Asha Bhosle: “Dum Maro Dum” Track Review – Warungku Terkini

Bhosle is known for singing daring and unconventional characters, and for her fluidity and ease across genres. Compared to her sister’s more chaste selections, Bhosle often voiced songs for actors portraying seductresses, sex workers, and cabaret dancers. She was a divorcée and a single mother for many years, and lyrics she had sung were often cited by journalists commenting on her personal life. (Bhosle’s penchant for portraying unorthodox women has earned her a title as a feminist hero of sorts, though her politics aren’t so neatly progressive. She maintained a close connection with the RSS, India’s umbrella Hindu Nationalist party.) She also learned different modes of singing in a concerted effort to distinguish herself from her sister. “I thought to myself, if I will continue to sing in a similar voice to [Lata], then I will never get work as long as [she] is in the business,” she said in an interview with India Today. “I started to watch English movies to learn Western songs… I also learnt how to sing [the Sufi mystical tradition of] qawwali, ghazal, the voice modulations needed in different forms of singing.”

“Dum Maro Dum” speaks to the conviction and flexibility that distinguished Bhosle as a vocalist. The song was originally a duet, in which Lata Mangeshkar would play a virtuous sober woman and Usha Uthup, a degenerate Westernized weed smoker. At the last minute, it was reconfigured as a solo for Bhosle (though Utup’s vocals remain in the high pitched group vocals singing “Hare Krishna, Hare Ram!”). Bhosle easily flits between temperaments by herself: She sings the chorus, which urges the listener to “take a hit,” in a deep, honeyed register that exudes both decadent nonchalance and striking poise, like a stranger across the bar who cooly maintains eye contact after you expect them to look away. In the verses, she switches to a thinner, higher range as she asks: “What has the world given us? What have we taken from the world?” These contrasting modes, with the addition of tinny, almost supernatural group vocals, give the song an irresistible changeability. Just as you feel beguiled into an intoxicated trance, you’re jolted to attention by Bhosle’s probing introspection and glittering vocal improvisations.

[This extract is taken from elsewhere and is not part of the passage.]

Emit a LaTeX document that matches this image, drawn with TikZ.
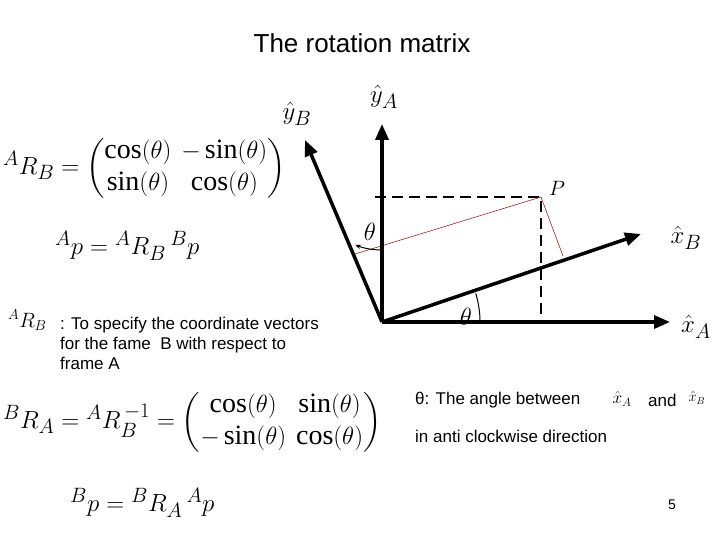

There was no greater collaborator for Bhosle than R.D. Burman, an experimental composer known to employ glass bottles, spoons, and sandpaper as instruments. Burman helped introduce rock, bossa nova, and jazz to Bollywood, along with the electric bass guitar (instead of the double bass) and the Minimoog synthesizer. On “Dum Maro Dum” he became one of the first composers to bring Western psychedelia, a genre itself inspired by Indian music, to the subcontinent. Burman and Bhosle were so creatively compatible that just in 1971, they also collaborated on “Piya Tu Ab To Aaja,” a song arguably as impactful as “Dum Maro Dum.”

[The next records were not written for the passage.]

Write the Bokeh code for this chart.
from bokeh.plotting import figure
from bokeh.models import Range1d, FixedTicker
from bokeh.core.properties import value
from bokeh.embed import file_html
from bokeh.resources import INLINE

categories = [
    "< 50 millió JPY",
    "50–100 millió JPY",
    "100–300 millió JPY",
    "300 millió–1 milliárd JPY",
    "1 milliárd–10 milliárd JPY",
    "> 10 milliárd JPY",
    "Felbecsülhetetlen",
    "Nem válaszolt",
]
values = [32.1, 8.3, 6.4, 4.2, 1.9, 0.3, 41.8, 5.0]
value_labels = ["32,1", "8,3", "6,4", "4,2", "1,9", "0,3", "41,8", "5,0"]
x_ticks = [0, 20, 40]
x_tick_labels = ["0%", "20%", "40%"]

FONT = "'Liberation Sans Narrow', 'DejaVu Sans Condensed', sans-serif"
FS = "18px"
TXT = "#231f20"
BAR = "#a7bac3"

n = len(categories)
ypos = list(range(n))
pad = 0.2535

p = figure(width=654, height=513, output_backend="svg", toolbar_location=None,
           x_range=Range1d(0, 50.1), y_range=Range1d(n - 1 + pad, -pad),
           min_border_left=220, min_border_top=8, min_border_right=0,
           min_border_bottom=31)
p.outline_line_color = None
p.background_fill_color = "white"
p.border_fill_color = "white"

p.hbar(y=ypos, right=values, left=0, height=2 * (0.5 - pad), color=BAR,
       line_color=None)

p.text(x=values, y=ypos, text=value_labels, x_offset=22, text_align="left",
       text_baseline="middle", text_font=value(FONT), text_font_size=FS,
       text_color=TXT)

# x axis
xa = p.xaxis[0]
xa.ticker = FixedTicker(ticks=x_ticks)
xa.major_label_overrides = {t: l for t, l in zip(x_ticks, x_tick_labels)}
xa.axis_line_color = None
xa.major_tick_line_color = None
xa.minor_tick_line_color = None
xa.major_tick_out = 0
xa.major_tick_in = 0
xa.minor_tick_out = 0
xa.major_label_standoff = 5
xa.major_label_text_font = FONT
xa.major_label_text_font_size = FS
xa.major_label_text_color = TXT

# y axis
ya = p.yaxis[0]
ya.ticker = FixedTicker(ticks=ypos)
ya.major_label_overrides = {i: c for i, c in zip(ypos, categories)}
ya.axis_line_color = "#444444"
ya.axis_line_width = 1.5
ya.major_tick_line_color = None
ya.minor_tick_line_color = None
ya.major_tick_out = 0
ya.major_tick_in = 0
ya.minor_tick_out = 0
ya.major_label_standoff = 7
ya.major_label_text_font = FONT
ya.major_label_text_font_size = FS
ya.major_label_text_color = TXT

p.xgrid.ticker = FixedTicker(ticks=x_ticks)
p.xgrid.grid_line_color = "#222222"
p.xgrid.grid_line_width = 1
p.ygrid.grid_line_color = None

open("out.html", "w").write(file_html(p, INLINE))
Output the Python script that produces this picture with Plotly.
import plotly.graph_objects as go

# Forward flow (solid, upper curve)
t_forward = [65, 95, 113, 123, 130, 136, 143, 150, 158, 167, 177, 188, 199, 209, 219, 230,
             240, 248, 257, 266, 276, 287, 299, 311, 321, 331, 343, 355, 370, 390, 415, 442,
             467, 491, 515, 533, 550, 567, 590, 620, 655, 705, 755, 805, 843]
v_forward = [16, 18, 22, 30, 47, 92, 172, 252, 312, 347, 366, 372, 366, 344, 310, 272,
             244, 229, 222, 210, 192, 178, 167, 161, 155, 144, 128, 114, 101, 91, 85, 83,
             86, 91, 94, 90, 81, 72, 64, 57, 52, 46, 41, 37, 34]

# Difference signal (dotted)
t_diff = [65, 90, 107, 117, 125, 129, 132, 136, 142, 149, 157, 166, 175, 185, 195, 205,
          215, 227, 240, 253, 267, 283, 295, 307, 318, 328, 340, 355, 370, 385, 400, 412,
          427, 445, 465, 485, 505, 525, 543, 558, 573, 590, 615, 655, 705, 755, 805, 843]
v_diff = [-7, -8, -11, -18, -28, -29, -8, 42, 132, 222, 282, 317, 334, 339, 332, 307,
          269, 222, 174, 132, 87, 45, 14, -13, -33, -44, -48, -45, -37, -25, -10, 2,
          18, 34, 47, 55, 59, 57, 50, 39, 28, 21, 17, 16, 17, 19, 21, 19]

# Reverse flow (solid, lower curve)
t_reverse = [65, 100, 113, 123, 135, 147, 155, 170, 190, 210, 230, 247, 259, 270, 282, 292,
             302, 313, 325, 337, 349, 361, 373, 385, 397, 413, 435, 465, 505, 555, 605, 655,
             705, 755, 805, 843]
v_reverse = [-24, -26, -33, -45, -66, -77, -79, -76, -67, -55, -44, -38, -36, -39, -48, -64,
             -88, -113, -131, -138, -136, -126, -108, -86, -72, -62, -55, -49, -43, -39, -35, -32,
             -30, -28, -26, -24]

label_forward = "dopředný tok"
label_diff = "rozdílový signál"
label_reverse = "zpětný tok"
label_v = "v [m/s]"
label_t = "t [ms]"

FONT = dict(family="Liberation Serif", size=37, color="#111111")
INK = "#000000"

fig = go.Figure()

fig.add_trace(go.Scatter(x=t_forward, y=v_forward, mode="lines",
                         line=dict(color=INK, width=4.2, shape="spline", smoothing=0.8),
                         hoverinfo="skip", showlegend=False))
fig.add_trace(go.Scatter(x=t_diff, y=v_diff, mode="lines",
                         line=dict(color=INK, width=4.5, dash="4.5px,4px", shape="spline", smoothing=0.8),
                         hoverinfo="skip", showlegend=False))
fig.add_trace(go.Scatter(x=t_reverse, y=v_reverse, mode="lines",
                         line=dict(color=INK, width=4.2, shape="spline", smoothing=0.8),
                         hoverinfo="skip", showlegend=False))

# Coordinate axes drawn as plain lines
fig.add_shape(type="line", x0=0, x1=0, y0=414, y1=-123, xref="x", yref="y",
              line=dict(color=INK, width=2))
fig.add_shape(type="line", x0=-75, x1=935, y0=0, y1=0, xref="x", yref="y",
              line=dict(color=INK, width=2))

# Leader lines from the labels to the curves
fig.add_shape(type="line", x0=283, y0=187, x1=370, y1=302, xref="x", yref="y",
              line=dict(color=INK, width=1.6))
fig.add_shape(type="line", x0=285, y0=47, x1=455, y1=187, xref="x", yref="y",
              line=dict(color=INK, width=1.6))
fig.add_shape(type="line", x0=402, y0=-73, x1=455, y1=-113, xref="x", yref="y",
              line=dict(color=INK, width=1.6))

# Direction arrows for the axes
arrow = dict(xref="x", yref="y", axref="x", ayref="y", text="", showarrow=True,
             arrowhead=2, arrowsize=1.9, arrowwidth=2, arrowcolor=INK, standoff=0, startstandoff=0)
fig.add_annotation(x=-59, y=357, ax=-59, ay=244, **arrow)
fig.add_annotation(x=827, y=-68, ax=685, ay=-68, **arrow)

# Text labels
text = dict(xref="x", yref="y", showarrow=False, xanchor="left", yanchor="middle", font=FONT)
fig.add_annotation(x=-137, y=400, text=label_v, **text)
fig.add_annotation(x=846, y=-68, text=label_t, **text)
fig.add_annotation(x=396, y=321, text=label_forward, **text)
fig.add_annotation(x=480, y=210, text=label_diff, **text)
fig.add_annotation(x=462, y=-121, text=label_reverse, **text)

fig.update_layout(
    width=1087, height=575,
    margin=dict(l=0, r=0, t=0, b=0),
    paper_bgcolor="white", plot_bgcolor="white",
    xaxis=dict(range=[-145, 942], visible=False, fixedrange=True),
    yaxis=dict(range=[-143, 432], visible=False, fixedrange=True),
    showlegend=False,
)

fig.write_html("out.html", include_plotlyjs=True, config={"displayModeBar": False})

Earlier Bollywood compositions often featured an intricate mix of orchestral strings, tangy sitar notes, and tonal, earthy tabla percussion. “Dum Maro Dum,” on the other hand, begins with a droning transichord melody played by none other than Charanjit Singh, who would go on to record the cult classic acid house album 10 Ragas to a Disco Beat a decade later. Compared to the lush, warm, and enveloping sounds of earlier Bollywood music, “Dum Maro Dum” is odd and imposing, murky and mysterious, made more so by a reverb-heavy, twisting guitar riff.